The United States Forest Service came into existence in 1905 when forest reserves were transferred from the Department of the Interior into the care of the Department of Agriculture. In the early years management focused on protecting the lands from overgrazing, fighting wildfires, protecting wildlife, and promoting recreation. During the middle of the 20th century the forest service saw an increase demand in the areas of timber production and recreation. Today’s Forest Service is still heavily involved in all of these areas of forest management but has taken a more holistic approach to its practices.
But to many people there is no apparent difference between the Forest Service and the Park Service. And why would there be? Like me, the majority of visitors’ experiences in National Parks and National Forests are very similar; they range from hiking in the backcountry, enjoying vistas from roadside viewpoints to camping at developed sites. But the Forest Service differs from the Park Service in its multiple use mandate. Sure, recreation is a huge portion of what the Forest Service does but there are a lot of other goals the forest service must consider in its management practices.
This can be seen in the Forest Service mission: “Sustain the health, diversity, and productivity of the Nation’s forests and grasslands to meet the needs of present and future generations.”
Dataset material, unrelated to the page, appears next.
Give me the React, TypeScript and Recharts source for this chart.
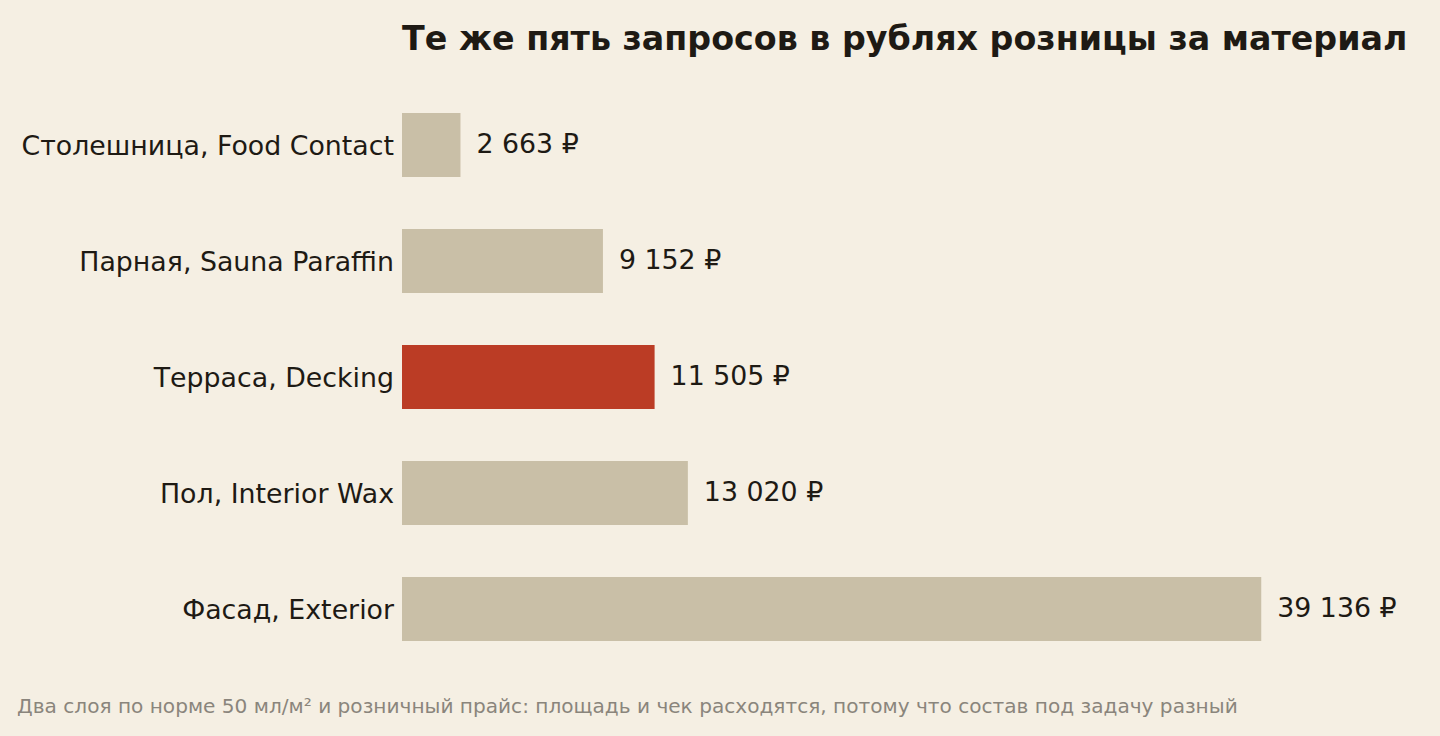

The Forest Service is not only interested in preservation for the sake of preservation but to also manage the land as a resource; it is also involved in timber, mining, grazing, fish and game. I feel thankful that in my experience working for the Entiat Ranger District I was able to gain an appreciation for the breadth of work that goes on within the Forest Service. While most of my work with the Forest Service would fall under the category of recreation, I feel even these experiences are extremely varied and provided me with a fuller understanding of how the Forest Service operates compared to, say, the National Park Service.
Even within recreation many types of varied use are encouraged and facilitated. The Entiat Ranger District is home to a network of multi-use trails which allow for mountain bike, hiker, motorcycle, and horse use. On rangering patrols in these areas we were responsible for making contacts with various types of users. On one particular hitch in the Upper Mad River area, a series of multi-use trails, Mike and I were sent out to inform motorbike users of an ongoing 100 mile/100k race in order to ensure the safety of all types of users. Recently hunting season has begun in Entiat, and we were sent out to make contacts with hunters in dispersed sites. It was this type of work that made up the majority of our season but trail work was also a significant portion of our work.
When working alongside the trail crews of the Entiat Ranger District and the Chelan Ranger District I was able to develop an understanding of all that goes into maintaining the trails. While working with the trail crew I helped with logout, building and maintaining tread, and digging drainage. In the final weeks of the season I participated in a portion of a bridge project which involved nearly a week’s worth of work spent just pulling logs into position using a grip hoist and a chainsaw winch. Normally the logs would be taken from nearby but in the interest of not disturbing Spotted Owl habitat the logs were brought in from a site farther away. While these considerations may slow the completion of the project they are an example of the holistic approach the Forest Service must take in its management practices. As someone who had spent a lot of time hiking on maintained trails but never participating in any sort of trail work prior to this season I definitely did not appreciate the amount of effort that goes into maintaining a trail, much less building one. With such a large portion of the Forest Service budget going into wildland firefighting, resources that may have gone to maintaining trails will be spent fighting fires or preparing land for prescribed burns. Early in the season Mike and I went with the fire crew to a prescribed burn area to help the crew prepare the area for the burn.
Fire and recreation are the largest expenditures within the Forest Service but many other smaller crews are doing work within the district. To name a few, there is a weeds crew that goes out to control the spread of invasive weeds, a timber crew that surveys the forest and collects cones for seeds and a crew of biologists responsible for stream surveys among other things. The work done by all of these different divisions is done in order to realize the mandate of the Forest Service. It’s safe to say there is a lot going on behind the scenes.